Unfortunately "awk -F," (field separator of comma) doesn't work with most real CSV files, because of quoted fields, commas in fields, and (less frequently) multiline fields. My GoAWK implementation has a CSV mode activated with "goawk -i csv" (input mode CSV) and some other CSV features that properly handle quoted and multiline fields: https://benhoyt.com/writings/goawk-csv/

The frawk tool (written in Rust) also supports this.

Interestingly, Brian Kernighan is currently updating the book "The AWK Programming Language" for a second edition (I'm one of the technical reviewers), and Gawk and awk are adding a "--csv" option for this purpose.
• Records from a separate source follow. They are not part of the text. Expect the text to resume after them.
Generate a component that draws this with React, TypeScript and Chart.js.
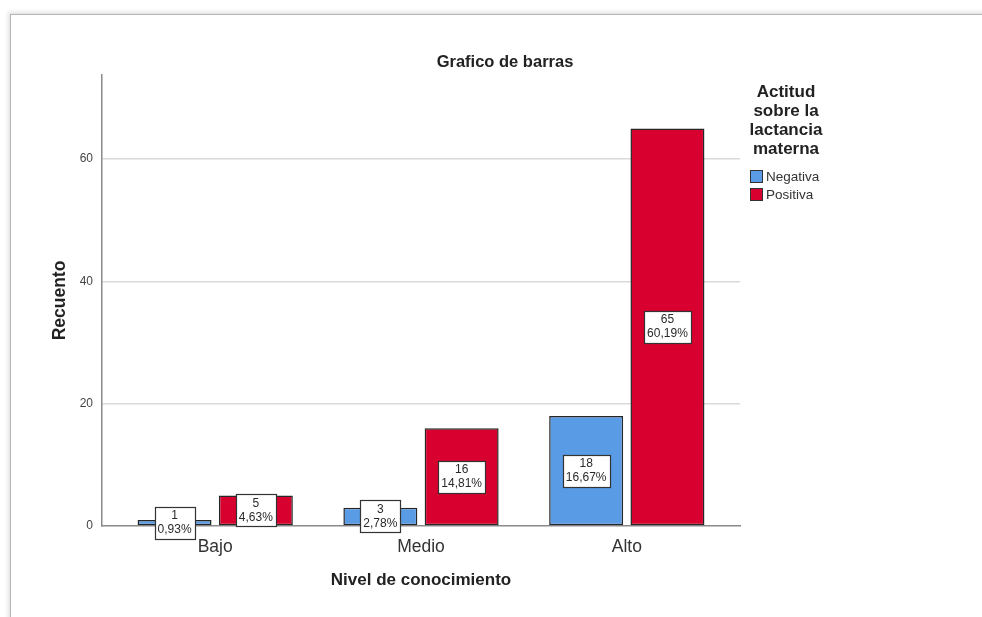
import React, { useEffect, useRef } from 'react';
import { Chart, registerables } from 'chart.js';

Chart.register(...registerables);

const chartTitle = 'Grafico de barras';
const xTitle = 'Nivel de conocimiento';
const yTitle = 'Recuento';
const legendTitle = ['Actitud', 'sobre la', 'lactancia', 'materna'];
const categories = ['Bajo', 'Medio', 'Alto'];
const seriesNames = ['Negativa', 'Positiva'];
const negativa = [1, 3, 18];
const positiva = [5, 16, 65];
const negativaPct = ['0,93%', '2,78%', '16,67%'];
const positivaPct = ['4,63%', '14,81%', '60,19%'];
const yTicks = [0, 20, 40, 60];
const seriesColors = ['#5a9be6', '#d7002f'];

const FONT = '"Liberation Sans", Arial, sans-serif';

const labelsPlugin = {
  id: 'valueBoxes',
  afterDatasetsDraw(chart: any) {
    const ctx = chart.ctx;
    const pctSets = [negativaPct, positivaPct];
    const valSets = [negativa, positiva];
    ctx.save();
    ctx.font = `12px ${FONT}`;
    ctx.textAlign = 'center';
    ctx.textBaseline = 'middle';
    chart.data.datasets.forEach((ds: any, di: number) => {
      const meta = chart.getDatasetMeta(di);
      meta.data.forEach((el: any, i: number) => {
        const l1 = String(valSets[di][i]);
        const l2 = pctSets[di][i];
        const w = Math.round(Math.max(ctx.measureText(l1).width, ctx.measureText(l2).width) + 6);
        const h = 32;
        const cx = el.x;
        const cy = (el.y + el.base) / 2;
        const x0 = Math.round(cx - w / 2) + 0.5;
        const y0 = Math.round(cy - h / 2) + 0.5;
        ctx.fillStyle = '#ffffff';
        ctx.fillRect(x0, y0, w, h);
        ctx.strokeStyle = '#333333';
        ctx.lineWidth = 1.2;
        ctx.strokeRect(x0, y0, w, h);
        ctx.fillStyle = '#2a2a2a';
        ctx.fillText(l1, cx, cy - 7);
        ctx.fillText(l2, cx, cy + 7);
      });
    });
    ctx.restore();
  },
};

const textPlugin = {
  id: 'textDecor',
  afterDraw(chart: any) {
    const ctx = chart.ctx;
    const area = chart.chartArea;
    ctx.save();
    ctx.fillStyle = '#222222';
    ctx.textAlign = 'center';
    ctx.textBaseline = 'middle';
    // chart title
    ctx.font = `bold 16.5px ${FONT}`;
    ctx.fillText(chartTitle, 505, 62);
    // x title
    ctx.font = `bold 17px ${FONT}`;
    ctx.fillText(xTitle, (area.left + area.right) / 2, 580);
    // y title
    ctx.save();
    ctx.translate(60, (area.top + area.bottom) / 2);
    ctx.rotate(-Math.PI / 2);
    ctx.font = `bold 17.5px ${FONT}`;
    ctx.fillText(yTitle, 0, 0);
    ctx.restore();
    // legend
    ctx.font = `bold 17px ${FONT}`;
    legendTitle.forEach((t, i) => ctx.fillText(t, 786, 92 + i * 19));
    ctx.textAlign = 'left';
    ctx.font = `13.5px ${FONT}`;
    seriesNames.forEach((name, i) => {
      const y = 177 + i * 18;
      ctx.fillStyle = seriesColors[i];
      ctx.fillRect(750.5, y - 6.5, 12, 12);
      ctx.strokeStyle = '#333333';
      ctx.lineWidth = 1;
      ctx.strokeRect(750.5, y - 6.5, 12, 12);
      ctx.fillStyle = '#333333';
      ctx.fillText(name, 766, y);
    });
    ctx.restore();
  },
};

export default function App() {
  const canvasRef = useRef<HTMLCanvasElement | null>(null);

  useEffect(() => {
    const canvas = canvasRef.current;
    if (!canvas) return;
    const barStyle = {
      borderColor: '#262626',
      borderWidth: 1.5,
      borderSkipped: false,
      categoryPercentage: 0.79,
      barPercentage: 0.91,
    };
    const chart = new Chart(canvas, {
      type: 'bar',
      data: {
        datasets: [
          {
            label: seriesNames[0],
            data: categories.map((_, i) => ({ x: i, y: negativa[i] })),
            backgroundColor: seriesColors[0],
            ...barStyle,
          },
          {
            label: seriesNames[1],
            data: categories.map((_, i) => ({ x: i, y: positiva[i] })),
            backgroundColor: seriesColors[1],
            ...barStyle,
          },
        ],
      } as any,
      options: {
        responsive: false,
        animation: false,
        layout: { padding: { left: 0, right: 242, top: 75, bottom: 0 } },
        plugins: {
          legend: { display: false },
          tooltip: { enabled: false },
          title: { display: false },
        },
        scales: {
          x: {
            type: 'linear',
            min: -0.55,
            max: 2.55,
            offset: false,
            afterFit(scale: any) {
              scale.height = 91;
            },
            afterBuildTicks(scale: any) {
              scale.ticks = categories.map((_, i) => ({ value: i }));
            },
            ticks: {
              autoSkip: false,
              maxRotation: 0,
              padding: 11,
              color: '#333333',
              font: { family: FONT, size: 17.5 },
              callback: (v: any) => categories[v] ?? '',
            },
            grid: { display: false, drawTicks: false },
            border: { display: true, color: '#8a8a8a', width: 1.5 },
          },
          y: {
            min: 0,
            max: 73.75,
            afterFit(scale: any) {
              scale.width = 102;
            },
            afterBuildTicks(scale: any) {
              scale.ticks = yTicks.map((v) => ({ value: v }));
            },
            ticks: {
              padding: 9,
              color: '#444444',
              font: { family: FONT, size: 12 },
            },
            grid: {
              drawTicks: false,
              color: (c: any) => (c.tick && c.tick.value === 0 ? 'rgba(0,0,0,0)' : '#d9d9d9'),
              lineWidth: 1.5,
            },
            border: { display: true, color: '#8a8a8a', width: 1.5 },
          },
        },
      } as any,
      plugins: [labelsPlugin, textPlugin],
    });
    return () => chart.destroy();
  }, []);

  return (
    <div
      style={{
        position: 'absolute',
        left: 0,
        top: 0,
        width: 982,
        height: 617,
        background: '#ffffff',
        overflow: 'hidden',
      }}
    >
      <div
        style={{
          position: 'absolute',
          left: 10,
          top: 14,
          width: 1000,
          height: 700,
          borderTop: '1.5px solid #b5b5b5',
          borderLeft: '1.5px solid #b5b5b5',
          boxShadow: '-2px -2px 4px rgba(0,0,0,0.12)',
        }}
      />
      <canvas
        ref={canvasRef}
        width={982}
        height={617}
        style={{ position: 'absolute', left: 0, top: 0 }}
      />
    </div>
  );
}
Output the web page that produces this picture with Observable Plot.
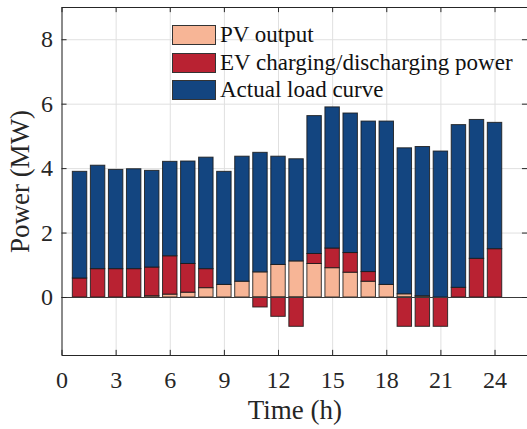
<!DOCTYPE html>
<html><head><meta charset="utf-8">
<script src="https://cdn.jsdelivr.net/npm/d3@7"></script>
<script src="https://cdn.jsdelivr.net/npm/@observablehq/plot@0.6"></script>
<style>
body{margin:0;background:#fff;}
#wrap{position:relative;width:527px;height:429px;font-family:"Liberation Serif",serif;color:#262626;}
#wrap svg text{font-family:"Liberation Serif",serif;}
.sw{position:absolute;left:172px;width:44px;height:20px;box-sizing:border-box;border:1px solid #333;}
.lt{position:absolute;left:220px;height:20px;line-height:20px;font-size:23px;white-space:nowrap;color:#111;}
</style>
</head><body>
<div id="wrap"></div>
<script>
const hours = [1,2,3,4,5,6,7,8,9,10,11,12,13,14,15,16,17,18,19,20,21,22,23,24];
const pvOutput = [0,0,0,0,0.04,0.09,0.15,0.29,0.39,0.49,0.78,1.01,1.12,1.04,0.91,0.77,0.49,0.39,0.10,0.04,0,0,0,0];
const evPower = [0.59,0.88,0.88,0.88,0.89,1.19,0.89,0.59,0,0,-0.31,-0.60,-0.91,0.31,0.61,0.61,0.30,0,-0.91,-0.91,-0.91,0.30,1.20,1.50];
const actualLoad = [3.31,3.21,3.08,3.10,3.00,2.93,3.18,3.46,3.51,3.88,3.71,3.36,3.17,4.28,4.38,4.33,4.67,5.07,4.53,4.63,4.53,5.05,4.31,3.92];
const seriesNames = ["PV output","EV charging/discharging power","Actual load curve"];
const seriesColors = ["#f7b596","#b92232","#134580"];
const xTicks = [0,3,6,9,12,15,18,21,24];
const yTicks = [0,2,4,6,8];

const rows = [];
hours.forEach((h,i)=>{
  [pvOutput[i], evPower[i], actualLoad[i]].forEach((v,k)=>{
    if (v !== 0) rows.push({hour:h, series:seriesNames[k], value:v});
  });
});

const FF = "Liberation Serif";
const bw = 0.4;
const chart = Plot.plot({
  width: 527, height: 429,
  marginLeft: 61.5, marginRight: 0, marginTop: 7, marginBottom: 74,
  x: {domain: [0, 25.8]},
  y: {domain: [-1.8, 9]},
  color: {domain: seriesNames, range: seriesColors},
  style: {fontFamily: FF, fontSize: "24px", color: "#262626", background: "white"},
  marks: [
    Plot.gridX(xTicks, {stroke: "#e0e0e0", strokeOpacity: 1}),
    Plot.gridY(yTicks, {stroke: "#e0e0e0", strokeOpacity: 1}),
    Plot.rectY(rows, {x1: d => d.hour - bw, x2: d => d.hour + bw, y: "value", fill: "series", stroke: "#1a1a1a", strokeWidth: 1, strokeOpacity: 0.85}),
    Plot.ruleY([0], {stroke: "#3a3a3a", strokeWidth: 1}),
    Plot.ruleX(xTicks, {x: d => d, y1: -1.8, y2: -1.8 + 0.16, stroke: "#262626"}),
    Plot.ruleX(xTicks, {x: d => d, y1: 9, y2: 9 - 0.16, stroke: "#262626"}),
    Plot.ruleY(yTicks, {y: d => d, x1: 0, x2: 0.28, stroke: "#262626"}),
    Plot.ruleY(yTicks, {y: d => d, x1: 25.8, x2: 25.8 - 0.28, stroke: "#262626"}),
    Plot.frame({stroke: "#262626", strokeWidth: 1}),
    Plot.axisX(xTicks, {tickSize: 0, tickPadding: 15, label: null, fontSize: 24, fontFamily: FF}),
    Plot.axisY(yTicks, {tickSize: 0, tickPadding: 9, label: null, fontSize: 24, fontFamily: FF}),
    Plot.text(["Time (h)"], {frameAnchor: "bottom", lineAnchor: "middle", textAnchor: "middle", dy: 55, fontSize: 27, fontFamily: FF, fill: "#262626"}),
    Plot.text(["Power (MW)"], {frameAnchor: "left", lineAnchor: "middle", textAnchor: "middle", dx: -42, rotate: -90, fontSize: 27, fontFamily: FF, fill: "#262626"})
  ]
});
const wrap = document.getElementById("wrap");
wrap.appendChild(chart);
const tops = [25, 52.5, 80];
seriesNames.forEach((n,i)=>{
  const s = document.createElement("div");
  s.className = "sw"; s.style.top = tops[i] + "px"; s.style.background = seriesColors[i];
  wrap.appendChild(s);
  const t = document.createElement("div");
  t.className = "lt"; t.style.top = tops[i] + "px"; t.textContent = n;
  wrap.appendChild(t);
});
</script>
</body></html>
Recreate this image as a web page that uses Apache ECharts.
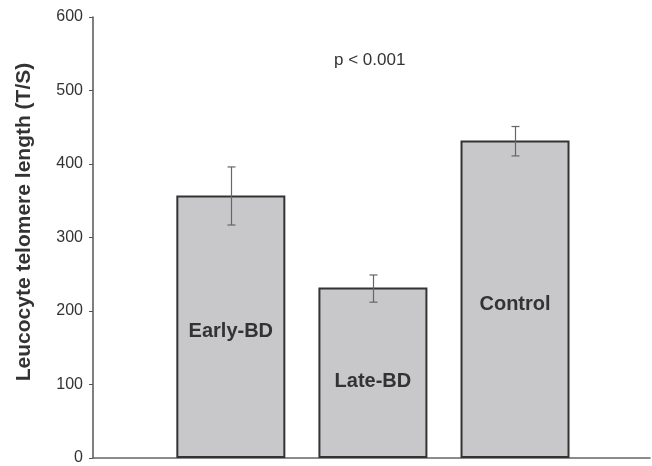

So real CSV mode is coming to an AWK near you soon!

zokier

This is a common theme with the classic unixy text processing based workflows, they work really nicely when the incoming data is nice and simple but fall apart on edge cases. And because often also the error handling is incomplete it might be difficult to know that the pipeline is producing garbage output.

Related example is the recently discussed problems with filenames, and the many pitfalls that scripts can stumble upon when handling them.

dbro

That is correct, the data needs to be simple where the delimiter characters are never embedded inside a quoted field. I wrote a simple (and fast) utility to ensure that CSV files are handled properly by all the standard UNIX command line data tools. If you like using awk, sed, cut, tr, etc. then it may be useful to you.

<https://github.com/dbro/csvquote>

Using it with the first example command from this article would be

  csvquote file.csv | awk -F, '{print $1}' | csvquote -u

By using the "-u" flag in the last step of the pipeline, all of the problematic quoted delimiters get restored.